Daily Struggle

Today has been a struggle from the moment I awoke from my slumber.

The long and drawn out process of living like this cleaves away parts of ‘me’ everyday, when all of this is over what will  be left? Will there be anything that vaguely resembles the person I once was or will the only thing that remains from he past be a personalises face of the familiar. Who knows…

I have a new found understanding and respect for people who suffer silently, not that anyone would even notice them if they walked past int he street. They have a look that can’t be explained in words, but I will try my best.

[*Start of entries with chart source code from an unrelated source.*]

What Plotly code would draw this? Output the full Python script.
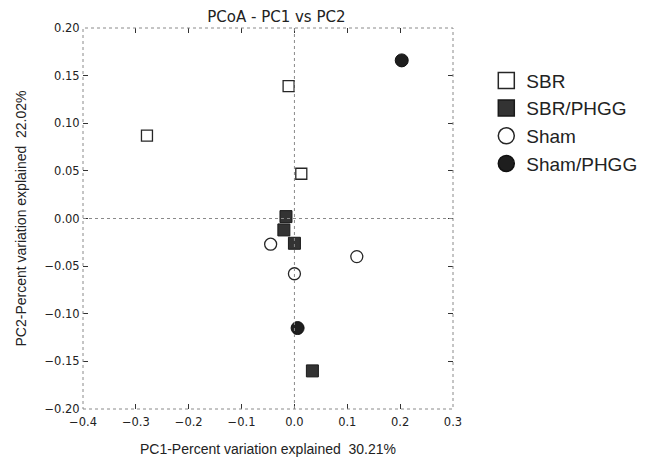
import plotly.graph_objects as go

groups = ["SBR", "SBR/PHGG", "Sham", "Sham/PHGG"]
sbr_x = [-0.279, -0.011, 0.013]
sbr_y = [0.087, 0.139, 0.047]
sbrp_x = [-0.016, -0.020, 0.000, 0.034]
sbrp_y = [0.002, -0.012, -0.026, -0.160]
sham_x = [-0.045, 0.000, 0.118]
sham_y = [-0.027, -0.058, -0.040]
shamp_x = [0.203, 0.006]
shamp_y = [0.166, -0.115]

x_ticks = [-0.4, -0.3, -0.2, -0.1, 0.0, 0.1, 0.2, 0.3]
y_ticks = [-0.20, -0.15, -0.10, -0.05, 0.00, 0.05, 0.10, 0.15, 0.20]

dark = "#262626"
styles = [
    dict(symbol="square-open", color=dark, size=11, line=dict(width=1.3, color=dark)),
    dict(symbol="square", color="#333333", size=12, line=dict(width=1, color="#1a1a1a")),
    dict(symbol="circle-open", color=dark, size=12, line=dict(width=1.3, color=dark)),
    dict(symbol="circle", color="#1e1e1e", size=13, line=dict(width=1, color="#111111")),
]
data = [(sbr_x, sbr_y), (sbrp_x, sbrp_y), (sham_x, sham_y), (shamp_x, shamp_y)]

fig = go.Figure()
for name, (xs, ys), st in zip(groups, data, styles):
    fig.add_trace(go.Scatter(x=xs, y=ys, mode="markers", name=name, showlegend=False,
                             marker=dict(symbol=st["symbol"], color=st["color"], size=st["size"], line=st["line"])))
for name, st in zip(groups, styles):
    big = dict(st["line"])
    big["width"] = 1.5
    fig.add_trace(go.Scatter(x=[None], y=[None], mode="markers", name=name,
                             marker=dict(symbol=st["symbol"], color=st["color"], size=18, line=big)))

# dotted frame and zero reference lines
fig.add_shape(type="rect", xref="x domain", yref="y domain", x0=0, x1=1, y0=0, y1=1,
              line=dict(color="#8a8a8a", width=1, dash="dot"))
fig.add_shape(type="line", xref="x", yref="y domain", x0=0, x1=0, y0=0, y1=1,
              line=dict(color="#8a8a8a", width=1, dash="dot"))
fig.add_shape(type="line", xref="x domain", yref="y", x0=0, x1=1, y0=0, y1=0,
              line=dict(color="#8a8a8a", width=1, dash="dot"))

tickfont = dict(family="DejaVu Sans", size=11.5, color="#222")
fig.update_layout(
    width=666, height=460,
    margin=dict(l=75, r=221, t=20, b=59),
    paper_bgcolor="white", plot_bgcolor="white",
    title=dict(text="PCoA - PC1 vs PC2", x=0.403, xanchor="center", y=0.982, yanchor="middle",
               font=dict(family="DejaVu Sans", size=15, color="#222")),
    xaxis=dict(range=[-0.4, 0.3], tickvals=x_ticks, tickformat=".1f", showgrid=False, zeroline=False,
               ticks="inside", ticklen=5, tickwidth=1.2, tickcolor="#333", mirror="ticks", showline=True,
               linecolor="rgba(0,0,0,0)", linewidth=1, ticklabelstandoff=2,
               tickfont=tickfont,
               title=dict(text="PC1-Percent variation explained  30.21%", standoff=16,
                          font=dict(family="Liberation Sans", size=14, color="#222"))),
    yaxis=dict(range=[-0.2, 0.2], tickvals=y_ticks, tickformat=".2f", showgrid=False, zeroline=False,
               ticks="inside", ticklen=5, tickwidth=1.2, tickcolor="#333", mirror="ticks", showline=True,
               linecolor="rgba(0,0,0,0)", linewidth=1,
               tickfont=tickfont,
               title=dict(text="PC2-Percent variation explained  22.02%", standoff=14,
                          font=dict(family="Liberation Sans", size=14, color="#222"))),
    legend=dict(x=1.09, xanchor="left", y=0.912, yanchor="top", tracegroupgap=0,
                font=dict(family="Liberation Sans", size=19, color="#222"),
                itemwidth=30, bgcolor="rgba(0,0,0,0)"),
)

fig.write_html("out.html")
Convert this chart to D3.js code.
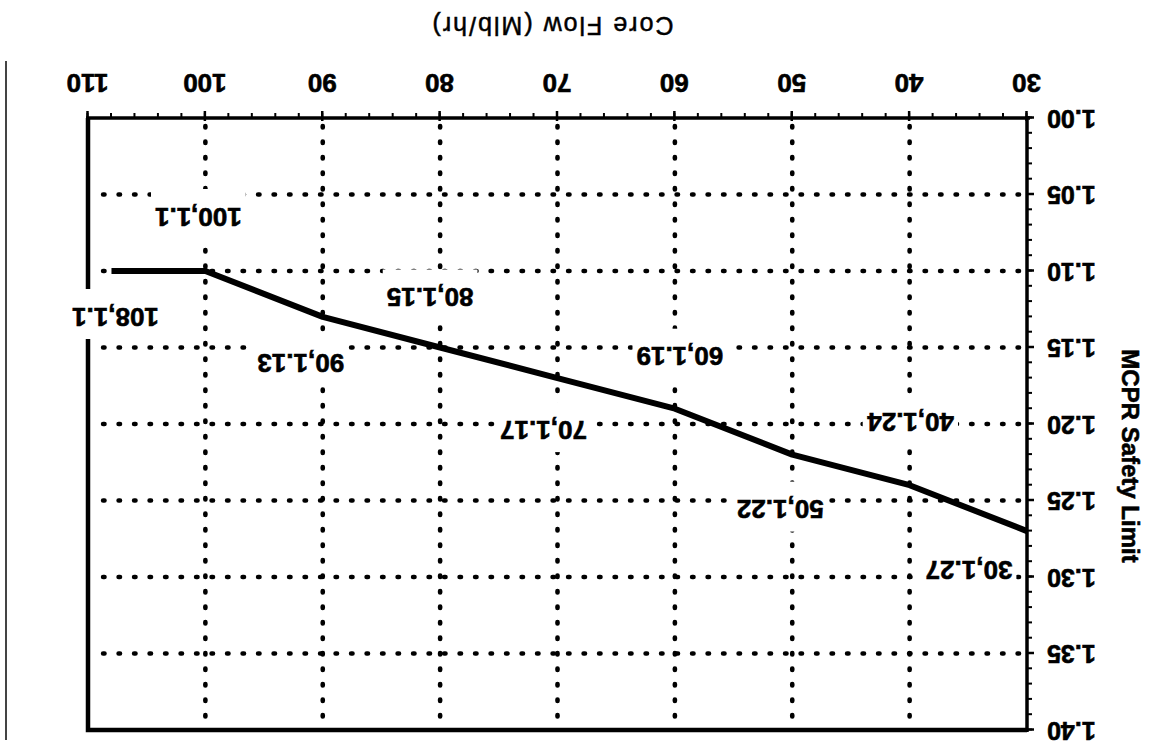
<!DOCTYPE html>
<html>
<head>
<meta charset="utf-8">
<script src="https://cdn.jsdelivr.net/npm/d3@7"></script>
<style>
  body { margin: 0; background: #fff; }
</style>
</head>
<body>
<div id="chart"></div>
<script>
// --- Data ---
const coreFlow = [30, 40, 50, 60, 70, 80, 90, 100, 108];
const mcprLimit = [1.27, 1.24, 1.22, 1.19, 1.17, 1.15, 1.13, 1.10, 1.10];
const pointLabels = ["30,1.27", "40,1.24", "50,1.22", "60,1.19", "70,1.17", "80,1.15", "90,1.13", "100,1.1", "108,1.1"];
const xTickValues = [30, 40, 50, 60, 70, 80, 90, 100, 110];
const yTickValues = [1.00, 1.05, 1.10, 1.15, 1.20, 1.25, 1.30, 1.35, 1.40];

// label offsets from their point, in px (layout only)
const labelOffsets = [[58, -39], [-1, 63], [12, -55], [-5, 52], [14, -52], [10, 50], [22, -46], [7, 54], [-4, -46]];

// --- Setup ---
const width = 1149, height = 747;
const plot = { left: 122, right: 1061, top: 17, bottom: 629 };
const font = "'Liberation Sans', Arial, Helvetica, sans-serif";

const svg = d3.select("#chart").append("svg")
  .attr("width", width)
  .attr("height", height)
  .style("display", "block");

// the scanned page is upside down, so draw normally and turn it over
const g = svg.append("g")
  .attr("font-family", font)
  .attr("transform", `rotate(180 ${width / 2} ${height / 2})`);

const x = d3.scaleLinear().domain([30, 110]).range([plot.left, plot.right]);
const y = d3.scaleLinear().domain([1.00, 1.40]).range([plot.bottom, plot.top]);

// heavy scanned-looking text
const heavy = sel => sel
  .attr("font-family", font)
  .attr("font-weight", "bold")
  .attr("fill", "#000")
  .attr("stroke", "#000")
  .attr("stroke-width", 0.6);

// --- Dotted grid ---
const dotted = sel => sel
  .attr("stroke", "#000")
  .attr("stroke-width", 4.6)
  .attr("stroke-linecap", "round")
  .attr("stroke-dasharray", "1.4 14.1");

g.append("g").selectAll("line")
  .data(xTickValues.slice(1, -1))
  .join("line")
  .attr("x1", d => x(d)).attr("x2", d => x(d))
  .attr("y1", plot.bottom - 8).attr("y2", plot.top + 4)
  .call(dotted);

g.append("g").selectAll("line")
  .data(yTickValues.slice(1, -1))
  .join("line")
  .attr("x1", plot.left + 8).attr("x2", plot.right - 4)
  .attr("y1", d => y(d)).attr("y2", d => y(d))
  .call(dotted);

// --- Frame (top and right edges) ---
g.append("path")
  .attr("d", `M${plot.left},${plot.top}H${plot.right}V${plot.bottom}`)
  .attr("fill", "none")
  .attr("stroke", "#000")
  .attr("stroke-width", 4.5);

// --- Axes ---
const minorX = d3.range(30, 110.01, 2);
const minorY = d3.range(1.00, 1.4001, 0.01);

g.append("g")
  .attr("transform", `translate(0,${plot.bottom})`)
  .call(d3.axisBottom(x).tickValues(minorX).tickSize(5).tickFormat(""))
  .call(a => a.select(".domain").remove())
  .selectAll("line").attr("stroke-width", 2);

g.append("g")
  .attr("transform", `translate(${plot.left},0)`)
  .call(d3.axisLeft(y).tickValues(minorY).tickSize(5).tickFormat(""))
  .call(a => a.select(".domain").remove())
  .selectAll("line").attr("stroke-width", 2);

const xAxis = g.append("g")
  .attr("transform", `translate(0,${plot.bottom})`)
  .call(d3.axisBottom(x).tickValues(xTickValues).tickSize(7).tickPadding(19).tickFormat(d3.format("d")));
xAxis.select(".domain").attr("stroke-width", 3.5).attr("d", `M${plot.left - 3},0H${plot.right + 2}`);
xAxis.selectAll("line").attr("stroke-width", 2.5).attr("y1", -3);
xAxis.selectAll("text").attr("font-size", 26).call(heavy);

const yAxis = g.append("g")
  .attr("transform", `translate(${plot.left},0)`)
  .call(d3.axisLeft(y).tickValues(yTickValues).tickSize(7).tickPadding(13).tickFormat(d3.format(".2f")));
yAxis.select(".domain").attr("stroke-width", 3.5).attr("d", `M0,${plot.top - 2}V${plot.bottom + 2}`);
yAxis.selectAll("line").attr("stroke-width", 2.5);
yAxis.selectAll("text").attr("font-size", 25).call(heavy);

// --- Limit line ---
const line = d3.line()
  .x((d, i) => x(coreFlow[i]))
  .y((d, i) => y(mcprLimit[i]));

g.append("path")
  .datum(coreFlow)
  .attr("d", line)
  .attr("fill", "none")
  .attr("stroke", "#000")
  .attr("stroke-width", 6)
  .attr("stroke-linejoin", "round");

// --- Point labels with white boxes ---
const labels = g.append("g");
pointLabels.forEach((txt, i) => {
  const cx = x(coreFlow[i]) + labelOffsets[i][0];
  const cy = y(mcprLimit[i]) + labelOffsets[i][1];
  const lg = labels.append("g");
  const rect = lg.append("rect").attr("fill", "#fff");
  const t = lg.append("text")
    .attr("x", cx)
    .attr("y", cy)
    .attr("dy", "0.36em")
    .attr("text-anchor", "middle")
    .attr("font-size", 26)
    .call(heavy)
    .text(txt);
  const bb = t.node().getBBox();
  rect.attr("x", bb.x - 4).attr("width", bb.width + 8)
    .attr("y", cy - 22).attr("height", 50);
});

// --- Axis titles ---
g.append("text")
  .attr("x", 597)
  .attr("y", 730)
  .attr("text-anchor", "middle")
  .attr("font-size", 25)
  .attr("letter-spacing", 2)
  .attr("stroke", "#000")
  .attr("stroke-width", 0.5)
  .text("Core Flow (Mlb/hr)");

g.append("text")
  .attr("transform", `translate(27,${747 - 456}) rotate(-90)`)
  .attr("text-anchor", "middle")
  .attr("font-size", 24)
  .call(heavy)
  .text("MCPR Safety Limit");

// scan edge on the page
g.append("line")
  .attr("x1", 1143).attr("x2", 1143)
  .attr("y1", 7).attr("y2", 686)
  .attr("stroke", "#444")
  .attr("stroke-width", 2);
</script>
</body>
</html>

It’s happy, sad, frustrated, elated, tormented, repented, mourning, empathic, envious, avaricious and tired. There are so many more words I could use but I suppose the best would be they look like emotion. They look like you would expect and emotion to look, but they also look like they have just had enough and would give everything is they could go back to a time when they didn’t know their truth, or maybe that is just my reflection cast on them.

I understand what she meant now when she said that she feels like she doesn’t belong.

She suffered a break so bad that is changed her in a way that cannot be described, it has to be felt and to add insult to injury, I understand this and yet it still does not change how I feel. Instead it just heralds a knee jerk reaction to seclude myself and be alone, even when I could make all of her problems disappear but I just don’t want too. I have changed, I have lost the quintessential part of me that made me so different and now I am just like everybody else…. Or at least that’s how it feels.

Watching all the people walk past the window I see friendly faces and many more that are unknown. I also see the face of someone who has nothing but ager for me, but that face is a front and the words are empty, I pity them so. Yet now I understand them slightly more, they need to belong, they need control. The fool.

Today is going to be hard to survive and worst of all is the fact that I will. The emotion will be repressed, buried deep and life will continue, but the cost will be another part of me, but at least I’ve been able to see the world from a different perspective and learn what it means to be.